──────── Data shown

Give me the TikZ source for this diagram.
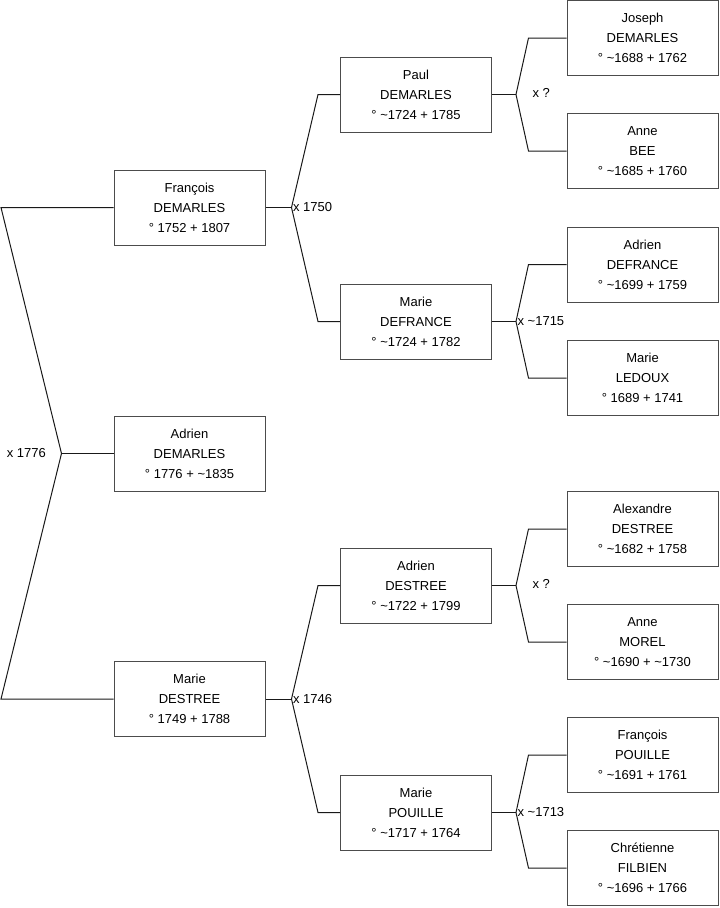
\documentclass[tikz,border=0pt]{standalone}
\usepackage{fontspec}
\setmainfont{Liberation Sans}
\usetikzlibrary{calc}
\begin{document}
\begin{tikzpicture}[x=0.75pt,y=-0.75pt,
  person/.style={draw=black!70,line width=0.75pt,fill=white,align=center,minimum width=113.25pt,minimum height=56.25pt,inner sep=0pt,font=\fontsize{9.75}{15}\selectfont},
  link/.style={draw=black!90,line width=0.75pt},
  marr/.style={font=\fontsize{9.75}{11}\selectfont,inner sep=1pt}]
\useasboundingbox (0,0) rectangle (719,908);
% generation 0 and 1
\node[person] (adrien) at (189.5,453.5) {Adrien\\DEMARLES\\° 1776 + \textasciitilde 1835};
\node[person] (francois) at (189.5,207.5) {François\\DEMARLES\\° 1752 + 1807};
\node[person] (mdestree) at (189.5,699) {Marie\\DESTREE\\° 1749 + 1788};
% generation 2
\node[person] (paul) at (416,94.5) {Paul\\DEMARLES\\° \textasciitilde 1724 + 1785};
\node[person] (mdefrance) at (416,321.5) {Marie\\DEFRANCE\\° \textasciitilde 1724 + 1782};
\node[person] (adestree) at (416,585.5) {Adrien\\DESTREE\\° \textasciitilde 1722 + 1799};
\node[person] (mpouille) at (416,812.5) {Marie\\POUILLE\\° \textasciitilde 1717 + 1764};
% generation 3
\node[person] (joseph) at (642.5,38) {Joseph\\DEMARLES\\° \textasciitilde 1688 + 1762};
\node[person] (abee) at (642.5,151) {Anne\\BEE\\° \textasciitilde 1685 + 1760};
\node[person] (adefrance) at (642.5,264.5) {Adrien\\DEFRANCE\\° \textasciitilde 1699 + 1759};
\node[person] (mledoux) at (642.5,378) {Marie\\LEDOUX\\° 1689 + 1741};
\node[person] (alexandre) at (642.5,529) {Alexandre\\DESTREE\\° \textasciitilde 1682 + 1758};
\node[person] (amorel) at (642.5,642) {Anne\\MOREL\\° \textasciitilde 1690 + \textasciitilde 1730};
\node[person] (fpouille) at (642.5,755) {François\\POUILLE\\° \textasciitilde 1691 + 1761};
\node[person] (chretienne) at (642.5,868) {Chrétienne\\FILBIEN\\° \textasciitilde 1696 + 1766};
% root couple
\coordinate (rj) at ($(adrien.west)+(-52,0)$);
\draw[link] (francois.west) -- (francois.west -| 1,0) -- (rj) -- (mdestree.west -| 1,0) -- (mdestree.west);
\draw[link] (rj) -- (adrien.west);
\node[marr,anchor=east] (m1776) at ($(rj)+(-14,0)$) {x 1776};
% couples of generation 2
\draw[link] (francois.east) -- ++(26,0) coordinate (jf);
\draw[link] (paul.west) -- ++(-22,0) -- (jf) -- ($(mdefrance.west)+(-22,0)$) -- (mdefrance.west);
\node[marr,anchor=west] (m1750) at (jf) {x 1750};
\draw[link] (mdestree.east) -- ++(26,0) coordinate (jm);
\draw[link] (adestree.west) -- ++(-22,0) -- (jm) -- ($(mpouille.west)+(-22,0)$) -- (mpouille.west);
\node[marr,anchor=west] (m1746) at (jm) {x 1746};
% couples of generation 3
\draw[link] (paul.east) -- ++(24,0) coordinate (jp);
\draw[link] (joseph.west) -- ++(-38,0) -- (jp) -- ($(abee.west)+(-38,0)$) -- (abee.west);
\node[marr,anchor=west] (mp) at ($(jp)+(15,-2)$) {x ?};
\draw[link] (mdefrance.east) -- ++(24,0) coordinate (jd);
\draw[link] (adefrance.west) -- ++(-38,0) -- (jd) -- ($(mledoux.west)+(-38,0)$) -- (mledoux.west);
\node[marr,anchor=west] (m1715) at (jd) {x \textasciitilde 1715};
\draw[link] (adestree.east) -- ++(24,0) coordinate (ja);
\draw[link] (alexandre.west) -- ++(-38,0) -- (ja) -- ($(amorel.west)+(-38,0)$) -- (amorel.west);
\node[marr,anchor=west] (ma) at ($(ja)+(15,-2)$) {x ?};
\draw[link] (mpouille.east) -- ++(24,0) coordinate (jo);
\draw[link] (fpouille.west) -- ++(-38,0) -- (jo) -- ($(chretienne.west)+(-38,0)$) -- (chretienne.west);
\node[marr,anchor=west] (m1713) at (jo) {x \textasciitilde 1713};
\end{tikzpicture}
\end{document}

────────────────

▶ **Aim**
Every line of the material is to be quoted exactly, with no pictures carried over.

▶ **Solution for this exercise**
Give me the TikZ source for this diagram.
\documentclass[tikz,border=0pt]{standalone}
\usepackage{fontspec}
\setmainfont{Liberation Sans}
\usetikzlibrary{calc}
\begin{document}
\begin{tikzpicture}[x=0.75pt,y=-0.75pt,
  person/.style={draw=black!70,line width=0.75pt,fill=white,align=center,minimum width=113.25pt,minimum height=56.25pt,inner sep=0pt,font=\fontsize{9.75}{15}\selectfont},
  link/.style={draw=black!90,line width=0.75pt},
  marr/.style={font=\fontsize{9.75}{11}\selectfont,inner sep=1pt}]
\useasboundingbox (0,0) rectangle (719,908);
% generation 0 and 1
\node[person] (adrien) at (189.5,453.5) {Adrien\\DEMARLES\\° 1776 + \textasciitilde 1835};
\node[person] (francois) at (189.5,207.5) {François\\DEMARLES\\° 1752 + 1807};
\node[person] (mdestree) at (189.5,699) {Marie\\DESTREE\\° 1749 + 1788};
% generation 2
\node[person] (paul) at (416,94.5) {Paul\\DEMARLES\\° \textasciitilde 1724 + 1785};
\node[person] (mdefrance) at (416,321.5) {Marie\\DEFRANCE\\° \textasciitilde 1724 + 1782};
\node[person] (adestree) at (416,585.5) {Adrien\\DESTREE\\° \textasciitilde 1722 + 1799};
\node[person] (mpouille) at (416,812.5) {Marie\\POUILLE\\° \textasciitilde 1717 + 1764};
% generation 3
\node[person] (joseph) at (642.5,38) {Joseph\\DEMARLES\\° \textasciitilde 1688 + 1762};
\node[person] (abee) at (642.5,151) {Anne\\BEE\\° \textasciitilde 1685 + 1760};
\node[person] (adefrance) at (642.5,264.5) {Adrien\\DEFRANCE\\° \textasciitilde 1699 + 1759};
\node[person] (mledoux) at (642.5,378) {Marie\\LEDOUX\\° 1689 + 1741};
\node[person] (alexandre) at (642.5,529) {Alexandre\\DESTREE\\° \textasciitilde 1682 + 1758};
\node[person] (amorel) at (642.5,642) {Anne\\MOREL\\° \textasciitilde 1690 + \textasciitilde 1730};
\node[person] (fpouille) at (642.5,755) {François\\POUILLE\\° \textasciitilde 1691 + 1761};
\node[person] (chretienne) at (642.5,868) {Chrétienne\\FILBIEN\\° \textasciitilde 1696 + 1766};
% root couple
\coordinate (rj) at ($(adrien.west)+(-52,0)$);
\draw[link] (francois.west) -- (francois.west -| 1,0) -- (rj) -- (mdestree.west -| 1,0) -- (mdestree.west);
\draw[link] (rj) -- (adrien.west);
\node[marr,anchor=east] (m1776) at ($(rj)+(-14,0)$) {x 1776};
% couples of generation 2
\draw[link] (francois.east) -- ++(26,0) coordinate (jf);
\draw[link] (paul.west) -- ++(-22,0) -- (jf) -- ($(mdefrance.west)+(-22,0)$) -- (mdefrance.west);
\node[marr,anchor=west] (m1750) at (jf) {x 1750};
\draw[link] (mdestree.east) -- ++(26,0) coordinate (jm);
\draw[link] (adestree.west) -- ++(-22,0) -- (jm) -- ($(mpouille.west)+(-22,0)$) -- (mpouille.west);
\node[marr,anchor=west] (m1746) at (jm) {x 1746};
% couples of generation 3
\draw[link] (paul.east) -- ++(24,0) coordinate (jp);
\draw[link] (joseph.west) -- ++(-38,0) -- (jp) -- ($(abee.west)+(-38,0)$) -- (abee.west);
\node[marr,anchor=west] (mp) at ($(jp)+(15,-2)$) {x ?};
\draw[link] (mdefrance.east) -- ++(24,0) coordinate (jd);
\draw[link] (adefrance.west) -- ++(-38,0) -- (jd) -- ($(mledoux.west)+(-38,0)$) -- (mledoux.west);
\node[marr,anchor=west] (m1715) at (jd) {x \textasciitilde 1715};
\draw[link] (adestree.east) -- ++(24,0) coordinate (ja);
\draw[link] (alexandre.west) -- ++(-38,0) -- (ja) -- ($(amorel.west)+(-38,0)$) -- (amorel.west);
\node[marr,anchor=west] (ma) at ($(ja)+(15,-2)$) {x ?};
\draw[link] (mpouille.east) -- ++(24,0) coordinate (jo);
\draw[link] (fpouille.west) -- ++(-38,0) -- (jo) -- ($(chretienne.west)+(-38,0)$) -- (chretienne.west);
\node[marr,anchor=west] (m1713) at (jo) {x \textasciitilde 1713};
\end{tikzpicture}
\end{document}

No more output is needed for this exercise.